From the Adirondack Architectural Heritage Newsletter highlighting Adirondack bridges: the Frazier Bridge is “among the oldest bridges in the country.”
From the Adirondack Architectural Heritage Newsletter highlighting Adirondack bridges: the Frazier Bridge is “among the oldest bridges in the country.”
The bridge is a double masonry arched bridge with a cast iron rail. The masonry arches on which the load of the bridge is carried can be seen from both ends of the LaChute River Walk Trail.
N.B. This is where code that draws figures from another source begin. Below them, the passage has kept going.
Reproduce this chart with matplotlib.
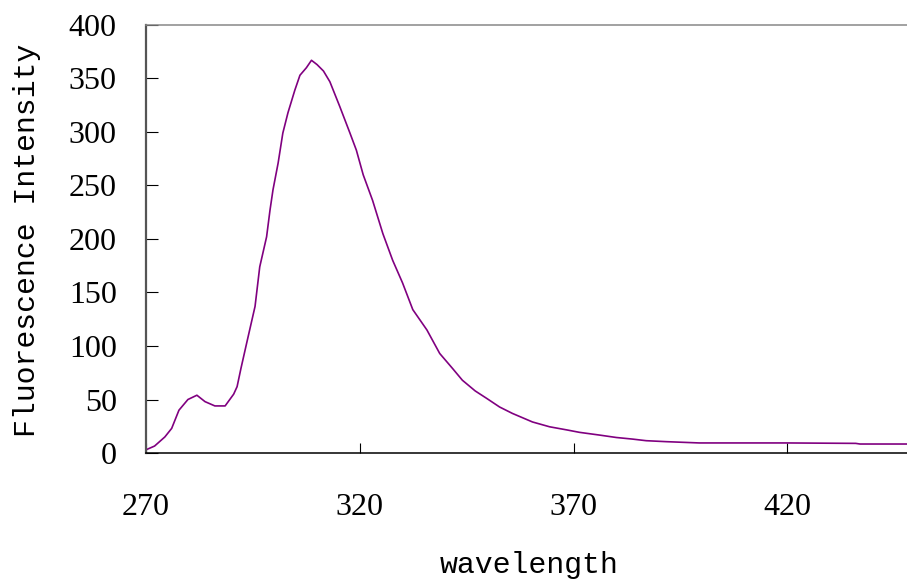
import matplotlib.pyplot as plt

# emission spectrum
wavelength = [270, 272, 274.4, 276, 277.7, 279.8, 281.9, 283.8, 286.1, 288.5,
              290.5, 291.3, 292.2, 293.5, 295.5, 296.6, 298.2, 299, 299.7, 300.9,
              302, 303.2, 304.8, 306, 307.5, 308.7, 310, 311.5, 313, 315.3,
              317.7, 319.2, 320.8, 323, 325.4, 327.7, 330, 332.4, 335.7, 338.7,
              341.7, 344, 347, 349.7, 352.7, 355.7, 360.4, 364.4, 368.4, 371.4,
              376, 380, 383.8, 387, 391.7, 399.4, 419.8, 436, 437, 448]
intensity = [3, 6.5, 15, 23, 40, 50, 54, 48, 44, 44,
             55, 62, 79, 102, 137, 174, 202, 227, 246, 271,
             299, 318, 339, 353, 360, 367, 363, 357, 347, 324,
             299, 283, 260, 236, 205, 180, 159, 134, 115, 93,
             79, 68, 58, 51, 43, 37, 29, 24.5, 21.6, 19.3,
             16.8, 14.5, 13, 11.5, 10.6, 9.4, 9.4, 9, 8.4, 8.4]

x_ticks = [270, 320, 370, 420]
y_ticks = [0, 50, 100, 150, 200, 250, 300, 350, 400]

plt.rcParams['font.family'] = ['Liberation Mono', 'DejaVu Sans']

fig = plt.figure(figsize=(9.07, 5.81), dpi=100)
ax = fig.add_axes([0.161, 0.2203, 0.839, 0.7367])

ax.plot(wavelength, intensity, color='#800080', linewidth=1.2)

ax.set_xlim(270, 448)
ax.set_ylim(0, 400)
ax.set_xticks(x_ticks)
ax.set_yticks(y_ticks)

ax.tick_params(axis='y', direction='in', length=8.5, width=0.8, pad=21,
               labelsize=23, colors='black')
ax.tick_params(axis='x', direction='in', length=7.5, width=0.8, pad=29,
               labelsize=23, colors='black')
for lbl in ax.get_xticklabels() + ax.get_yticklabels():
    lbl.set_fontfamily(['Liberation Serif', 'DejaVu Serif'])

ax.spines['right'].set_visible(False)
ax.spines['left'].set_color('#555555')
ax.spines['left'].set_linewidth(1.6)
ax.spines['top'].set_color('#888888')
ax.spines['top'].set_linewidth(1.1)
ax.spines['bottom'].set_color('black')
ax.spines['bottom'].set_linewidth(1.1)

fig.text(27 / 907, 1 - 240 / 581, 'Fluorescence Intensity', rotation=90,
         ha='center', va='center', fontsize=21.5)
fig.text(529 / 907, 1 - 565 / 581, 'wavelength', ha='center', va='center',
         fontsize=21.5)

fig.savefig('out.png', dpi=100)
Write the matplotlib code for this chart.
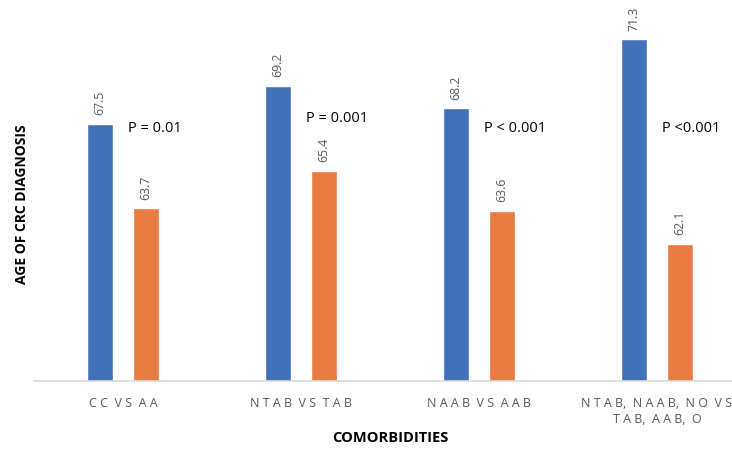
import matplotlib.pyplot as plt

# Age at CRC diagnosis by comorbidity group
categories = ['C C  V S  A A', 'N T A B  V S  T A B', 'N A A B  V S  A A B',
              'N T A B,  N A A B,  N O  V S\nT A B,  A A B,  O']
group_a = [67.5, 69.2, 68.2, 71.3]
group_b = [63.7, 65.4, 63.6, 62.1]
p_values = ['P = 0.01', 'P = 0.001', 'P < 0.001', 'P <0.001']
p_heights = [67.35, 67.8, 67.35, 67.35]

blue = '#4271BA'
orange = '#E87B42'
grey = '#595959'

plt.rcParams['font.family'] = ['Open Sans', 'DejaVu Sans']

fig = plt.figure(figsize=(7.32, 4.5), dpi=100)
# the plot area runs a little past the right edge of the figure
ax = fig.add_axes([34 / 732, 69.3 / 450, 712 / 732, 355.8 / 450])

x = list(range(len(categories)))
w = 0.135
off = 0.13
bars_a = ax.bar([i - off for i in x], group_a, width=w, color=blue, edgecolor='#5A86CF', linewidth=0.6)
bars_b = ax.bar([i + off for i in x], group_b, width=w, color=orange, edgecolor='#F08C54', linewidth=0.6)

for bars, vals in ((bars_a, group_a), (bars_b, group_b)):
    for b, v in zip(bars, vals):
        ax.annotate(f'{v:.1f}', (b.get_x() + b.get_width() / 2, v), xytext=(0, 7),
                    textcoords='offset points', rotation=90, ha='center', va='bottom',
                    fontsize=8.8, color=grey)

for i, (p, h) in enumerate(zip(p_values, p_heights)):
    ax.text(i + 0.03, h, p, fontsize=10.5, color='black', ha='left', va='center')

ax.set_xlim(-0.5, 3.5)
ax.set_ylim(56, 72)
ax.set_xticks(x)
ax.set_xticklabels(categories, fontsize=9, color=grey, linespacing=1.3)
ax.tick_params(axis='x', length=0, pad=12)
ax.set_yticks([])

for side in ('top', 'right', 'left'):
    ax.spines[side].set_visible(False)
ax.spines['bottom'].set_color('#D9D9D9')
ax.spines['bottom'].set_linewidth(1.2)

fig.text(390 / 732, 1 - 438 / 450, 'COMORBIDITIES', fontsize=10.5, fontweight='bold',
         ha='center', va='center')
fig.text(22 / 732, 1 - 204 / 450, 'AGE OF CRC DIAGNOSIS', rotation=90, fontsize=10,
         fontweight='bold', ha='center', va='center')

fig.savefig('out.png', dpi=100)
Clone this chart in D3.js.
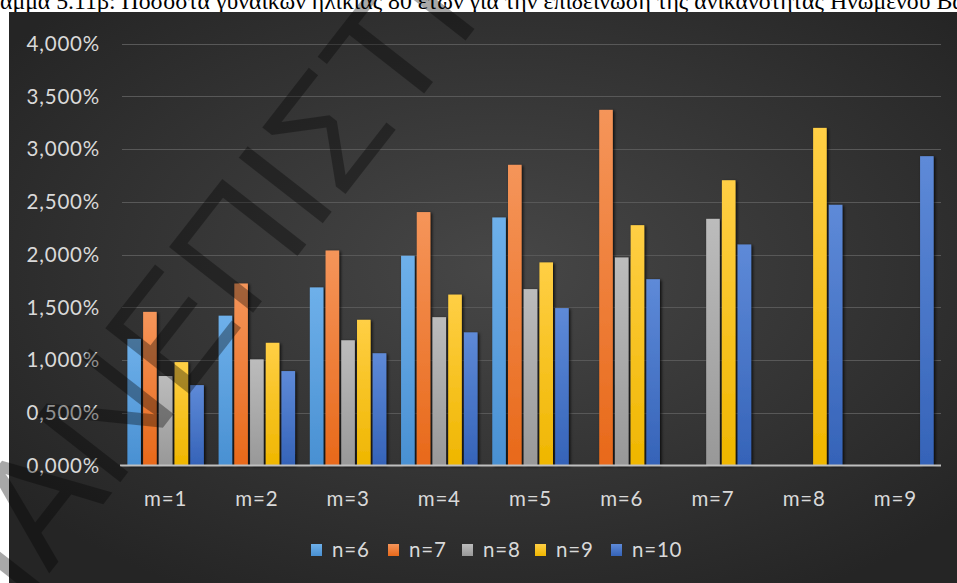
<!DOCTYPE html>
<html><head><meta charset="utf-8">
<script src="https://cdn.jsdelivr.net/npm/d3@7"></script>
<style>html,body{margin:0;padding:0;background:#fff;overflow:hidden}</style>
</head><body>
<svg id="c" width="957" height="583"></svg>
<script>
const categories = ["m=1","m=2","m=3","m=4","m=5","m=6","m=7","m=8","m=9"];
const seriesNames = ["n=6","n=7","n=8","n=9","n=10"];
const n6  = [1.200, 1.420, 1.688, 1.988, 2.351, null, null, null, null];
const n7  = [1.456, 1.725, 2.038, 2.402, 2.850, 3.371, null, null, null];
const n8  = [0.848, 1.006, 1.187, 1.406, 1.672, 1.972, 2.338, null, null];
const n9  = [0.980, 1.163, 1.381, 1.620, 1.925, 2.278, 2.704, 3.200, null];
const n10 = [0.762, 0.895, 1.064, 1.262, 1.492, 1.766, 2.095, 2.471, 2.932];
const yTicks = [0, 0.5, 1, 1.5, 2, 2.5, 3, 3.5, 4];
const seriesValues = [n6, n7, n8, n9, n10];
const colorsTop = ["#6eb0ea","#f5955a","#bcbcbc","#ffcf45","#5e8ad8"];
const colorsBot = ["#4990d2","#e8691a","#989898","#efb600","#3563b8"];
const titleText = "Διάγραμμα 5.11β: Ποσοστά γυναικών ηλικίας 80 ετών για την επιδείνωση της ανικανότητας Ηνωμένου Βασιλείου";
const watermark = "ΠΑΝΕΠΙΣΤΗΜΙΟ ΠΕΙΡΑΙΩΣ";

const svg = d3.select("#c");
const W = 957, H = 583;
const defs = svg.append("defs");
const FONT = "Lato", FS = 20.5, LS = 0.8;

const rg = defs.append("radialGradient").attr("id","bg").attr("cx","52%").attr("cy","45%").attr("r","65%");
rg.append("stop").attr("offset","0%").attr("stop-color","#474747");
rg.append("stop").attr("offset","100%").attr("stop-color","#252525");

seriesNames.forEach((s,i)=>{
  const lg = defs.append("linearGradient").attr("id","g"+i).attr("x1",0).attr("y1",0).attr("x2",0).attr("y2",1);
  lg.append("stop").attr("offset","0%").attr("stop-color",colorsTop[i]);
  lg.append("stop").attr("offset","100%").attr("stop-color",colorsBot[i]);
});
const f = defs.append("filter").attr("id","sh").attr("x","-50%").attr("y","-10%").attr("width","200%").attr("height","120%");
f.append("feDropShadow").attr("dx",1.5).attr("dy",1).attr("stdDeviation",1.8).attr("flood-color","#000").attr("flood-opacity",0.8);

// title (partly hidden at the top, as in the source image)
const tmp = svg.append("text").attr("font-family","Liberation Serif").attr("font-size",20);
tmp.text("αμμα 5.11β: Ποσοστά γυναικών ηλικίας 80 ετών για την επιδείνωση της ανικανότητας Ηνωμένου Β");
const visW = tmp.node().getComputedTextLength();
tmp.text("Διάγρ");
const preW = tmp.node().getComputedTextLength();
tmp.remove();
const fs = 20 * 953 / visW;
svg.append("text").attr("x", -preW*fs/20).attr("y", 8.5)
  .attr("font-family","Liberation Serif").attr("font-size",fs).attr("fill","#000").text(titleText);

svg.append("rect").attr("x",9).attr("y",12).attr("width",W-9).attr("height",H-12).attr("fill","url(#bg)");

const x0 = d3.scaleBand().domain(categories).range([120, 941]);
const x1 = d3.scaleBand().domain(seriesNames).range([7.4, x0.bandwidth()-7.4]).paddingInner(0.14);
const y = d3.scaleLinear().domain([0,4]).range([465.5, 43.5]);

svg.append("g").selectAll("line").data(yTicks.slice(1)).join("line")
  .attr("x1",122).attr("x2",941).attr("y1",d=>Math.round(y(d))+0.5).attr("y2",d=>Math.round(y(d))+0.5)
  .attr("stroke","#585858").attr("stroke-width",1);

const fmt = v => d3.format(".3f")(v).replace(".",",")+"%";
svg.append("g").selectAll("text").data(yTicks).join("text")
  .attr("x",100).attr("y",d=>y(d)).attr("dy","0.36em").attr("text-anchor","end")
  .attr("font-family",FONT).attr("font-size",FS).attr("letter-spacing",LS).attr("fill","#d9d9d9").text(fmt);

const bars = svg.append("g").attr("filter","url(#sh)");
seriesNames.forEach((s,i)=>{
  const data = categories.map((c,j)=>({c, v: seriesValues[i][j]})).filter(d=>d.v!=null);
  bars.append("g").selectAll("rect").data(data).join("rect")
    .attr("x",d=>x0(d.c)+x1(s)).attr("width",x1.bandwidth())
    .attr("y",d=>y(d.v)).attr("height",d=>y(0)-y(d.v))
    .attr("fill","url(#g"+i+")");
});

svg.append("line").attr("x1",120).attr("x2",941).attr("y1",y(0)).attr("y2",y(0))
  .attr("stroke","#bfbfbf").attr("stroke-width",2);

svg.append("g").selectAll("text").data(categories).join("text")
  .attr("x",d=>x0(d)+x0.bandwidth()/2).attr("y",506).attr("text-anchor","middle")
  .attr("font-family",FONT).attr("font-size",FS).attr("letter-spacing",LS).attr("fill","#d9d9d9").text(d=>d);

const lgX = [311, 388, 462, 535, 611];
const leg = svg.append("g");
seriesNames.forEach((s,i)=>{
  leg.append("rect").attr("x",lgX[i]).attr("y",544).attr("width",11).attr("height",12).attr("fill","url(#g"+i+")");
  leg.append("text").attr("x",lgX[i]+21).attr("y",550).attr("dy","0.36em")
    .attr("font-family",FONT).attr("font-size",FS).attr("letter-spacing",LS).attr("fill","#d9d9d9").text(s);
});

svg.append("text").attr("transform","translate(-20,662) rotate(-52)")
  .attr("font-family","Liberation Sans").attr("font-size",155)
  .attr("fill","#000").attr("fill-opacity",0.34).text(watermark);
</script>
</body></html>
When D. Kelley surveyed the lower falls in 1822, a bridge was built on or about the site of the Frazier Bridge today. In 1836, B.F. Frazier ran a planing mill on the north side of the river above the falls, and in 1845 the same family opened a cabinet-making shop that was near the existing bridge. The present bridge takes its name from that enterprise.
A March 7, 1874 note in the Ticonderoga Sentinel indicated that the old bridge was becoming dilapidated and that a new bridge was needed. A month later a resolution was passed to build an iron bridge of a Cooper Patent.
Sometime in early 1892, the Cooper Patent iron bridge collapsed and in the May 19, 1892 issue of the Sentinel it was reported “a petition for the highway commission to replace the collapsed iron bridge on North Main with an arched stone structure”. In the August 25, 1894 Sentinel, it was reported “Alex Lee is rushing work on the stone bridge. D.M. Arnold, engineer says the stone work should be completed in about a week.”
Local mill operators continually used the road until 1925 when International Paper Company bought Ticonderoga Pulp and Paper Company. The bridge was used for the next thirty-four years as a public means of transportation until 1959 when IP built Building Number 7 and closed North Main Street from Exchange Street to Burgoyne Road. From 1959 to 1972, the road was used as a footpath for mill workers, but in 1972, International Paper built the present plant on Airport Avenue and began demolition on all of the old mill buildings downtown.
Today, the bridge stands as one of the “few reminders of the water-related manufacturing activities that was once centered at the lower falls on the LaChute River.”